Kind of off topic, but I can't wait for the next round of studies on Phrenology. The secrets of life that we could understand if there was only moar greater funding.
It's a cover-up. How many phrenologists have there been at neuroscience conferences in the last 20 years? What is it that they don't want us to know?
Young ladies, indelibly fix this shape in your head.
😉
Do not feed the (potential) researchers.
"Might I suggest that psychology and, in fact, the rest of science would benefit from some really focused research on the problem of confirmation bias?"
Bailey why do you deny the Science? We have 100's of papers confirming this. There's a consensus. Clearly this last paper is just the work of a Denier!

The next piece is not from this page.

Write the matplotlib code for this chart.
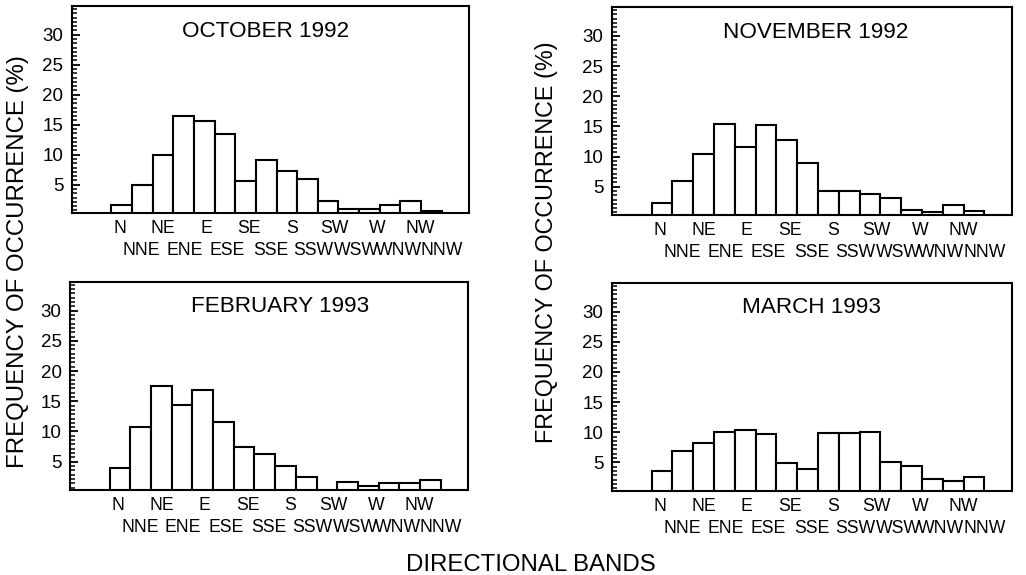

I'm just kidding of course. But it does indicate that Science can follow a path of Falsity just as it can follow a path of Truth.
The obvious question is why I should believe that the new ego depletion study is right?
"The obvious question is why I should believe that the new ego depletion study is right?"
You should reduce your confidence in the original studies. IE, it's not a binary state, it's a probabilistic state.
I thought the obvious question is why anyone would trust Slate in any area of science?
Maybe the first step would be to stop publishing papers done by soft science grad students. We know they don't have the funding to get enough subjects to do a decent study, so stop treating them like one. Yes, in theory they should be doing work worthy of the field, but reality doesn't match up with that assumption.
'science would benefit from some really focused research on the problem of confirmation bias'
The problem with this idea is that focused research on confirmation bias is simply going to show confirmation bias in everything, even when it really isn't there.
You know, because of confirmation bias.